Quote all lines below exactly. Images stay out.

++++++++++++++++++++

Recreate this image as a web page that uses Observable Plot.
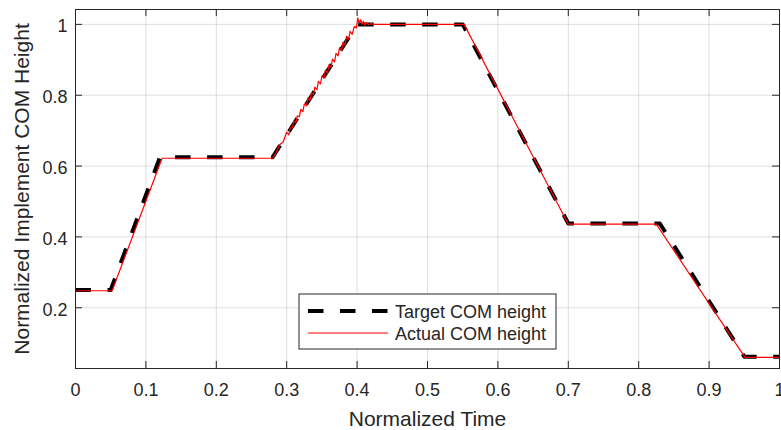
<!DOCTYPE html>
<html>
<head>
<meta charset="utf-8">
<script src="https://cdn.jsdelivr.net/npm/d3@7"></script>
<script src="https://cdn.jsdelivr.net/npm/@observablehq/plot@0.6"></script>
<style>
  html, body { margin: 0; padding: 0; background: #fff; }
  #chart { position: relative; width: 781px; height: 430px; }
</style>
</head>
<body>
<div id="chart"></div>
<script>
// ---- data ----
const targetTime   = [0, 0.05, 0.12, 0.28, 0.40, 0.55, 0.70, 0.83, 0.95, 1.0];
const targetHeight = [0.25, 0.25, 0.625, 0.625, 1.0, 1.0, 0.438, 0.438, 0.062, 0.062];

const actualTime = [
  0, 0.052, 0.123, 0.28,
  0.285, 0.29, 0.295, 0.30, 0.303, 0.305, 0.308, 0.31, 0.313, 0.315, 0.318,
  0.32, 0.323, 0.325, 0.328, 0.33, 0.333, 0.335, 0.338, 0.34, 0.343, 0.345,
  0.348, 0.35, 0.353, 0.355, 0.358, 0.36, 0.363, 0.365, 0.368, 0.37, 0.373,
  0.375, 0.378, 0.38, 0.383, 0.385, 0.388, 0.39, 0.393, 0.396, 0.399,
  0.401, 0.403, 0.405, 0.407, 0.409, 0.411, 0.413, 0.416, 0.42, 0.425,
  0.552, 0.7, 0.825, 0.951, 1.0
];
const actualHeight = [
  0.248, 0.248, 0.622, 0.622,
  0.638, 0.660, 0.668, 0.696, 0.688, 0.708, 0.708, 0.727, 0.722, 0.742, 0.739,
  0.760, 0.754, 0.775, 0.770, 0.792, 0.785, 0.806, 0.802, 0.823, 0.816, 0.839,
  0.832, 0.854, 0.848, 0.871, 0.862, 0.886, 0.879, 0.902, 0.894, 0.918, 0.911,
  0.934, 0.926, 0.950, 0.942, 0.966, 0.958, 0.980, 0.972, 0.994, 0.990,
  1.018, 1.003, 1.013, 1.000, 1.009, 0.998, 1.005, 0.999, 1.002, 1.000,
  1.000, 0.436, 0.436, 0.060, 0.060
];

const xTicks = [0, 0.1, 0.2, 0.3, 0.4, 0.5, 0.6, 0.7, 0.8, 0.9, 1];
const yTicks = [0.2, 0.4, 0.6, 0.8, 1];
const xLabel = "Normalized Time";
const yLabel = "Normalized Implement COM Height";
const legendLabels = ["Target COM height", "Actual COM height"];

const target = targetTime.map((t, i) => ({t, h: targetHeight[i]}));
const actual = actualTime.map((t, i) => ({t, h: actualHeight[i]}));

// ---- layout ----
const W = 781, H = 430, mL = 75, mR = 2, mT = 9, mB = 62;
const fw = W - mL - mR, fh = H - mT - mB, tick = 7;
const axisColor = "#262626";
const font = "'Liberation Sans', Arial, Helvetica, sans-serif";

const svg = Plot.plot({
  width: W, height: H,
  marginLeft: mL, marginRight: mR, marginTop: mT, marginBottom: mB,
  style: {fontFamily: font, background: "#fff", color: axisColor, overflow: "hidden"},
  x: {domain: [0, 1]},
  y: {domain: [0.0285, 1.042]},
  marks: [
    Plot.gridX(xTicks, {stroke: "#000", strokeOpacity: 0.13}),
    Plot.gridY(yTicks, {stroke: "#000", strokeOpacity: 0.13}),
    Plot.line(target, {x: "t", y: "h", stroke: "#000", strokeWidth: 4, strokeDasharray: "15.5,16.5", strokeLinecap: "butt"}),
    Plot.line(actual, {x: "t", y: "h", stroke: "#ff0000", strokeWidth: 1.2}),
    Plot.frame({stroke: axisColor, strokeWidth: 1}),
    Plot.tickX(xTicks, {x: d => d, insetTop: fh - tick, stroke: axisColor}),
    Plot.tickX(xTicks, {x: d => d, insetBottom: fh - tick, stroke: axisColor}),
    Plot.tickY(yTicks, {y: d => d, insetLeft: fw - tick, stroke: axisColor}),
    Plot.tickY(yTicks, {y: d => d, insetRight: fw - tick, stroke: axisColor}),
    Plot.axisX(xTicks, {tickSize: 0, tickPadding: 15, fontSize: 18, label: null, tickFormat: d => String(d), fill: axisColor}),
    Plot.axisY(yTicks, {tickSize: 0, tickPadding: 8, fontSize: 18, label: null, tickFormat: d => String(d), fill: axisColor, dy: 2}),
    Plot.text([xLabel], {text: d => d, frameAnchor: "bottom", dy: 57, lineAnchor: "bottom", textAnchor: "middle", fontSize: 21, fill: axisColor}),
    Plot.text([yLabel], {text: d => d, frameAnchor: "left", rotate: -90, dx: -47, lineAnchor: "bottom", textAnchor: "middle", fontSize: 21, fill: axisColor})
  ]
});

// ---- legend (inside the axes, bottom centre) ----
const g = d3.select(svg).append("g").attr("font-family", font).attr("text-anchor", "start");
const lx = 299, ly = 294, lw = 257, lh = 55;
g.append("rect").attr("x", lx).attr("y", ly).attr("width", lw).attr("height", lh)
  .attr("fill", "#fff").attr("stroke", axisColor).attr("stroke-width", 1);
const rows = [
  {label: legendLabels[0], stroke: "#000", width: 4, dash: "15.5,16.5", y: 311},
  {label: legendLabels[1], stroke: "#ff0000", width: 1.2, dash: null, y: 333}
];
rows.forEach(r => {
  g.append("line").attr("x1", 308).attr("x2", 388).attr("y1", r.y).attr("y2", r.y)
    .attr("stroke", r.stroke).attr("stroke-width", r.width)
    .attr("stroke-dasharray", r.dash);
  g.append("text").attr("x", 395).attr("y", r.y + 6.5).attr("font-size", 18)
    .attr("text-anchor", "start").attr("fill", axisColor).text(r.label);
});

document.getElementById("chart").appendChild(svg);
</script>
</body>
</html>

++++++++++++++++++++

**REPLY TO THE EXERCISE:**
Recreate this image as a web page that uses Observable Plot.
<!DOCTYPE html>
<html>
<head>
<meta charset="utf-8">
<script src="https://cdn.jsdelivr.net/npm/d3@7"></script>
<script src="https://cdn.jsdelivr.net/npm/@observablehq/plot@0.6"></script>
<style>
  html, body { margin: 0; padding: 0; background: #fff; }
  #chart { position: relative; width: 781px; height: 430px; }
</style>
</head>
<body>
<div id="chart"></div>
<script>
// ---- data ----
const targetTime   = [0, 0.05, 0.12, 0.28, 0.40, 0.55, 0.70, 0.83, 0.95, 1.0];
const targetHeight = [0.25, 0.25, 0.625, 0.625, 1.0, 1.0, 0.438, 0.438, 0.062, 0.062];

const actualTime = [
  0, 0.052, 0.123, 0.28,
  0.285, 0.29, 0.295, 0.30, 0.303, 0.305, 0.308, 0.31, 0.313, 0.315, 0.318,
  0.32, 0.323, 0.325, 0.328, 0.33, 0.333, 0.335, 0.338, 0.34, 0.343, 0.345,
  0.348, 0.35, 0.353, 0.355, 0.358, 0.36, 0.363, 0.365, 0.368, 0.37, 0.373,
  0.375, 0.378, 0.38, 0.383, 0.385, 0.388, 0.39, 0.393, 0.396, 0.399,
  0.401, 0.403, 0.405, 0.407, 0.409, 0.411, 0.413, 0.416, 0.42, 0.425,
  0.552, 0.7, 0.825, 0.951, 1.0
];
const actualHeight = [
  0.248, 0.248, 0.622, 0.622,
  0.638, 0.660, 0.668, 0.696, 0.688, 0.708, 0.708, 0.727, 0.722, 0.742, 0.739,
  0.760, 0.754, 0.775, 0.770, 0.792, 0.785, 0.806, 0.802, 0.823, 0.816, 0.839,
  0.832, 0.854, 0.848, 0.871, 0.862, 0.886, 0.879, 0.902, 0.894, 0.918, 0.911,
  0.934, 0.926, 0.950, 0.942, 0.966, 0.958, 0.980, 0.972, 0.994, 0.990,
  1.018, 1.003, 1.013, 1.000, 1.009, 0.998, 1.005, 0.999, 1.002, 1.000,
  1.000, 0.436, 0.436, 0.060, 0.060
];

const xTicks = [0, 0.1, 0.2, 0.3, 0.4, 0.5, 0.6, 0.7, 0.8, 0.9, 1];
const yTicks = [0.2, 0.4, 0.6, 0.8, 1];
const xLabel = "Normalized Time";
const yLabel = "Normalized Implement COM Height";
const legendLabels = ["Target COM height", "Actual COM height"];

const target = targetTime.map((t, i) => ({t, h: targetHeight[i]}));
const actual = actualTime.map((t, i) => ({t, h: actualHeight[i]}));

// ---- layout ----
const W = 781, H = 430, mL = 75, mR = 2, mT = 9, mB = 62;
const fw = W - mL - mR, fh = H - mT - mB, tick = 7;
const axisColor = "#262626";
const font = "'Liberation Sans', Arial, Helvetica, sans-serif";

const svg = Plot.plot({
  width: W, height: H,
  marginLeft: mL, marginRight: mR, marginTop: mT, marginBottom: mB,
  style: {fontFamily: font, background: "#fff", color: axisColor, overflow: "hidden"},
  x: {domain: [0, 1]},
  y: {domain: [0.0285, 1.042]},
  marks: [
    Plot.gridX(xTicks, {stroke: "#000", strokeOpacity: 0.13}),
    Plot.gridY(yTicks, {stroke: "#000", strokeOpacity: 0.13}),
    Plot.line(target, {x: "t", y: "h", stroke: "#000", strokeWidth: 4, strokeDasharray: "15.5,16.5", strokeLinecap: "butt"}),
    Plot.line(actual, {x: "t", y: "h", stroke: "#ff0000", strokeWidth: 1.2}),
    Plot.frame({stroke: axisColor, strokeWidth: 1}),
    Plot.tickX(xTicks, {x: d => d, insetTop: fh - tick, stroke: axisColor}),
    Plot.tickX(xTicks, {x: d => d, insetBottom: fh - tick, stroke: axisColor}),
    Plot.tickY(yTicks, {y: d => d, insetLeft: fw - tick, stroke: axisColor}),
    Plot.tickY(yTicks, {y: d => d, insetRight: fw - tick, stroke: axisColor}),
    Plot.axisX(xTicks, {tickSize: 0, tickPadding: 15, fontSize: 18, label: null, tickFormat: d => String(d), fill: axisColor}),
    Plot.axisY(yTicks, {tickSize: 0, tickPadding: 8, fontSize: 18, label: null, tickFormat: d => String(d), fill: axisColor, dy: 2}),
    Plot.text([xLabel], {text: d => d, frameAnchor: "bottom", dy: 57, lineAnchor: "bottom", textAnchor: "middle", fontSize: 21, fill: axisColor}),
    Plot.text([yLabel], {text: d => d, frameAnchor: "left", rotate: -90, dx: -47, lineAnchor: "bottom", textAnchor: "middle", fontSize: 21, fill: axisColor})
  ]
});

// ---- legend (inside the axes, bottom centre) ----
const g = d3.select(svg).append("g").attr("font-family", font).attr("text-anchor", "start");
const lx = 299, ly = 294, lw = 257, lh = 55;
g.append("rect").attr("x", lx).attr("y", ly).attr("width", lw).attr("height", lh)
  .attr("fill", "#fff").attr("stroke", axisColor).attr("stroke-width", 1);
const rows = [
  {label: legendLabels[0], stroke: "#000", width: 4, dash: "15.5,16.5", y: 311},
  {label: legendLabels[1], stroke: "#ff0000", width: 1.2, dash: null, y: 333}
];
rows.forEach(r => {
  g.append("line").attr("x1", 308).attr("x2", 388).attr("y1", r.y).attr("y2", r.y)
    .attr("stroke", r.stroke).attr("stroke-width", r.width)
    .attr("stroke-dasharray", r.dash);
  g.append("text").attr("x", 395).attr("y", r.y + 6.5).attr("font-size", 18)
    .attr("text-anchor", "start").attr("fill", axisColor).text(r.label);
});

document.getElementById("chart").appendChild(svg);
</script>
</body>
</html>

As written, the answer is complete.